Oliphant’s confused comparisons


Having graduated from Boston University and living in Northern Ireland for nearly four years now, I have a particular perspective on the politics of Northern Ireland.

The more I live here, the more I learn how many different opinions there are. And no one person’s opinion is more valid than another’s.

I mention this because I’ve come to expect Irish nationalist sympathies from Americans, especially from the Boston/NYC area. It’s not as though I am going to defend unionism or nationalism (I’m over here to study, not judge). But I will speak up when I see a bending of the truth, whereby the reader isn’t getting a fair perspective of the situation (in my opinion). Reading Thomas Oliphant’s recent column (“Trimble’s ballgame”, Boston Globe, 22 March 1998), there are a few of his statements and comparisons that appear confused:

Paisley may be a Protestant fundamental evangelist (and a strong anti-Papist to boot), but he’s as much as Saddam Hussein as Pat Robertson! And “Trimble’s ballgame” can just as easily by “Adams’ ballgame” too. Oliphant holds out the promise of Trimble “being the Protestant pol who transcended sectarianism”. Well, I don’t see Adams, or for that matter, even John Hume, making appeals to Protestants. Nor would I really expect them to: it’s not the nature of politics in Northern Ireland. There’s only one significant political party which can command the cross-communal support of Catholics and Protestants, and that’s the Alliance Party of Northern Ireland. It’s consistent support of 8-10% is some indication of the exception proving the rule.

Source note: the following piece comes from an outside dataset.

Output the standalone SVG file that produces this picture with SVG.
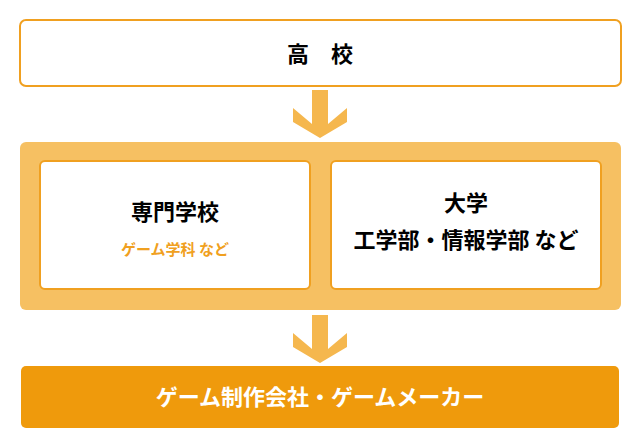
<svg xmlns="http://www.w3.org/2000/svg" width="640" height="445" viewBox="0 0 640 445">
<style>
.t{font-family:"Noto Sans CJK JP",sans-serif;font-weight:bold;text-anchor:middle}
.box{fill:#fff;stroke:#f0a020;stroke-width:2}
.arr{fill:#f5b74e}
</style>
<rect width="640" height="445" fill="#fff"/>
<g id="koukou"><rect class="box" x="20" y="20" width="601" height="66" rx="6"/><text class="t" x="320" y="62" font-size="22">高　校</text></g>
<g id="connectors">
<polygon class="arr" points="312,90 328,90 328,124 347,108 347,122 320,138 293,122 293,108 312,124"/>
<polygon class="arr" points="312,315 328,315 328,349 347,333 347,347 320,363 293,347 293,333 312,349"/>
</g>
<g id="middle"><rect x="20" y="142" width="601" height="168" rx="6" fill="#f6c062"/></g>
<g id="senmon"><rect class="box" x="40" y="161" width="270" height="128" rx="5"/><text class="t" x="175" y="220" font-size="22">専門学校</text><text class="t" x="175" y="255" font-size="15" fill="#f0a020">ゲーム学科 など</text></g>
<g id="daigaku"><rect class="box" x="331" y="161" width="270" height="128" rx="5"/><text class="t" x="466" y="211" font-size="22">大学</text><text class="t" x="466" y="248" font-size="22">工学部・情報学部 など</text></g>
<g id="maker"><rect x="21" y="366" width="598" height="62" rx="5" fill="#ef9a0c"/><text class="t" x="320" y="405" font-size="22" fill="#fff">ゲーム制作会社・ゲームメーカー</text></g>
</svg>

Why condemn Trimble for representing the present majority of people in Northern Ireland who wish to maintain the Union with Great Britain? I don’t see Republicans convincing Protestants that their culture and heritage are/could be represented in a united Ireland.

Don’t you believe that Trimble, Alderdice, Hume, Adams, et. al. don’t want an agreement. (By the way, any new assembly in Northern Ireland will not have proportional representation for Catholic and Protestant communities, but for the entire community as one: there is no Belgian-style consociationalism plan envisioned.)

The issue is how an overall political settlement is going to work for ALL the people in Northern Ireland (including those who would rather just call themselves “Northern Irish” and not “Unionist” or “Nationalist”, for example).

And I’m hanging around to see it unfold, firsthand. With any luck, I may be able to do my part in building a new future here.